When I spoke to my parents, they said it was a challenging time they were going through, that was why they named me those three names; representing the breakthrough they had almost when wealth has finished and they would have been mocked, if not for God. And God told me “that as African-farmer, I am sending you across Africa to set up agribusinesses and help people set up profitable enterprises. So that is where AfricanFarmer came and I think this was in August of  2005.

What stimulated your interest in Agriculture?

I actually got engaged with Agriculture from my primary school. I normally would say that when my friends and my brothers were watching “mickey mouse” and “Tom and Jerry”, I was at the backyard. We had this three plots of land in Bashorun, Ibadan then, it was big.

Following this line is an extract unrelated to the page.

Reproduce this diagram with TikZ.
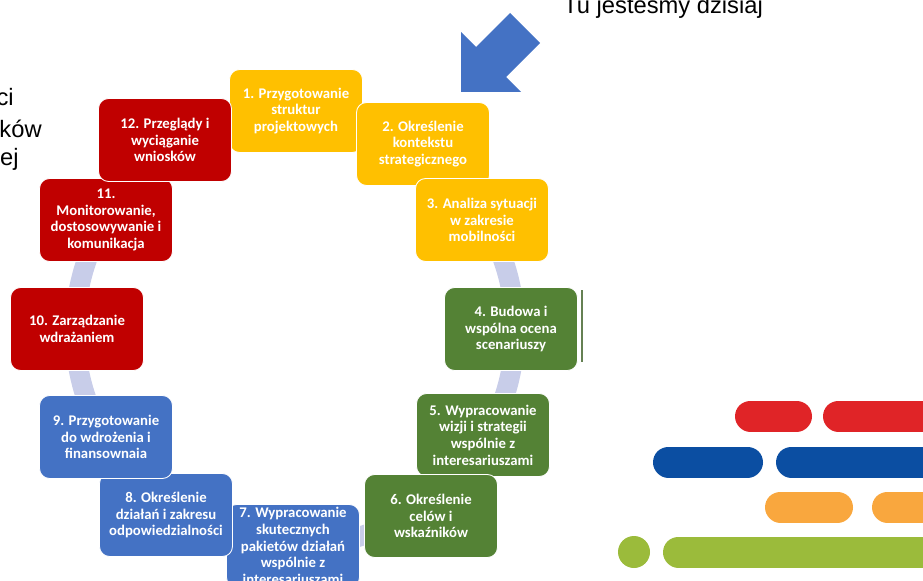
\documentclass[tikz,border=0pt]{standalone}
\usepackage{fontspec}
\setmainfont{Liberation Sans}
\newfontfamily\krokfont{Carlito}

\definecolor{zolty}{HTML}{FFC000}
\definecolor{czerwony}{HTML}{C00000}
\definecolor{zielony}{HTML}{548235}
\definecolor{niebieski}{HTML}{4472C4}
\definecolor{obwod}{HTML}{C8CDE9}
\definecolor{pasekR}{HTML}{E02427}
\definecolor{pasekB}{HTML}{0B4EA2}
\definecolor{pasekO}{HTML}{F9A73E}
\definecolor{pasekG}{HTML}{9BBB3B}

\tikzset{
  krok/.style={rounded corners=0.2cm, draw=white, line width=0.5pt,
    minimum width=2.66cm, minimum height=1.66cm, inner sep=1pt,
    text=white, align=center,
    font=\krokfont\bfseries\fontsize{8.4}{9.5}\selectfont},
  pasek/.style={line width=0.62cm, line cap=round},
  napis/.style={font=\fontsize{13.5}{15}\selectfont, inner sep=0pt}
}

\begin{document}
\begin{tikzpicture}[x=0.02cm, y=-0.02cm]
\useasboundingbox (0, 0) rectangle (923, 581);
\clip (0, 0) rectangle (923, 581);

% ring behind the steps
\draw [obwod, line width=0.4cm] (295, 330) ellipse [x radius=220, y radius=216];

\node (k1) at (296, 111) [krok, fill=zolty] {1. Przygotowanie\\struktur\\projektowych};
\node (k2) at (423, 144) [krok, fill=zolty] {2. Określenie\\kontekstu\\strategicznego};
\node (k3) at (482, 220) [krok, fill=zolty] {3. Analiza sytuacji\\w zakresie\\mobilności};
\node (k4) at (511, 329) [krok, fill=zielony] {4. Budowa i\\wspólna ocena\\scenariuszy};
\node (k5) at (483, 435) [krok, fill=zielony] {5. Wypracowanie\\wizji i strategii\\wspólnie z\\interesariuszami};
\node (k6) at (431, 516) [krok, fill=zielony] {6. Określenie\\celów i\\wskaźników};
\node (k7) at (293, 546) [krok, fill=niebieski] {7. Wypracowanie\\skutecznych\\pakietów działań\\wspólnie z\\interesariuszami};
\node (k8) at (166, 515) [krok, fill=niebieski] {8. Określenie\\działań i zakresu\\odpowiedzialności};
\node (k9) at (106, 437) [krok, fill=niebieski] {9. Przygotowanie\\do wdrożenia i\\finansownaia};
\node (k10) at (77, 329) [krok, fill=czerwony] {10. Zarządzanie\\wdrażaniem};
\node (k11) at (106, 220) [krok, fill=czerwony] {11.\\Monitorowanie,\\dostosowywanie i\\komunikacja};
\node (k12) at (165, 140) [krok, fill=czerwony] {12. Przeglądy i\\wyciąganie\\wniosków};

%\draw [zielony!60, line width=0.8pt] (582, 290)--(582, 362);
\draw [zielony!60!gray, line width=0.8pt] (582, 290)--(582, 362);

% arrow
\fill [niebieski] (461, 32)--(476, 47)--(510, 13)--(540, 43)--(506, 77)--(521, 92)--(461, 92)--cycle;
\node (tu) at (563, 14) [napis, anchor=base west] {Tu jesteśmy dzisiaj};

% cut text on the left
\node (l1) at (14, 106) [napis, anchor=base east] {ci};
\node (l2) at (42, 137) [napis, anchor=base east] {ków};
\node (l3) at (19, 166) [napis, anchor=base east] {ej};

% bars
\draw [pasek, pasekR] (750.5, 416)--(796.5, 416);
\draw [pasek, pasekR] (838.5, 416)--(960, 416);
\draw [pasek, pasekB] (668.5, 462)--(747.5, 462);
\draw [pasek, pasekB] (791.5, 462)--(960, 462);
\draw [pasek, pasekO] (780.5, 507)--(837.5, 507);
\draw [pasek, pasekO] (887.5, 507)--(960, 507);
\fill [pasekG] (634, 552) circle [radius=16];
\draw [pasek, pasekG] (678.5, 552)--(960, 552);
\end{tikzpicture}
\end{document}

We had sugar cane, we had sweet potato, we had about four or five types of oranges, we had bananas, we were planting Okro and tomatoes all year round and yam. So while everybody was watching television, somehow I just found myself weeding the farm. If you were looking for me then you are going to find me on the farm doing the job myself. So by the time I got to form one, my dad used to be the managing director of Odua  Investment Company Ltd and my mum worked with Nigeria Reinsurance; she was also a leading woman in that space.

They give me money in my year one in secondary school, so I had cash. Then I said let me start a poultry business. There was this place called ‘Alanko’ at Mokola Ibadan then where I went to buy day-old chicks and I told them I want to be selling them. But they told me why don’t  I start by rearing them to three weeks and sell to other people. So I did the first three weeks and I sold, I made some money and I was excited. I went back, bought and I was doing that every three weeks. Along the line I said why don’t I do it for 3 months and sell; I kept a few, I think about 20. That Christmas my dad got to hear that I was selling mature chicken to the people on our street.

I would have gone to let them know that I was selling chicken, like four months before the Christmas, and they were buying. So when my dad got wind of it he began to pay me upfront. He will pay me in January to rear chicken that he would use in December. That was how I was having bigger cash all through my secondary school. Also, because every Christmas our house was always filled with so many people, over thirty uncles and other relatives, my mum would go and buy half van load of cassava and bags of dry maize to produce ogi ( Papa). So I also began to make odourless “fufu” at home. But by the time I got into “form four”, I had over a hundred rabbits and guinea pigs, and I was still playing around with tomatoes and Okro.

While you were doing all these, what was the reaction of your family members and peers?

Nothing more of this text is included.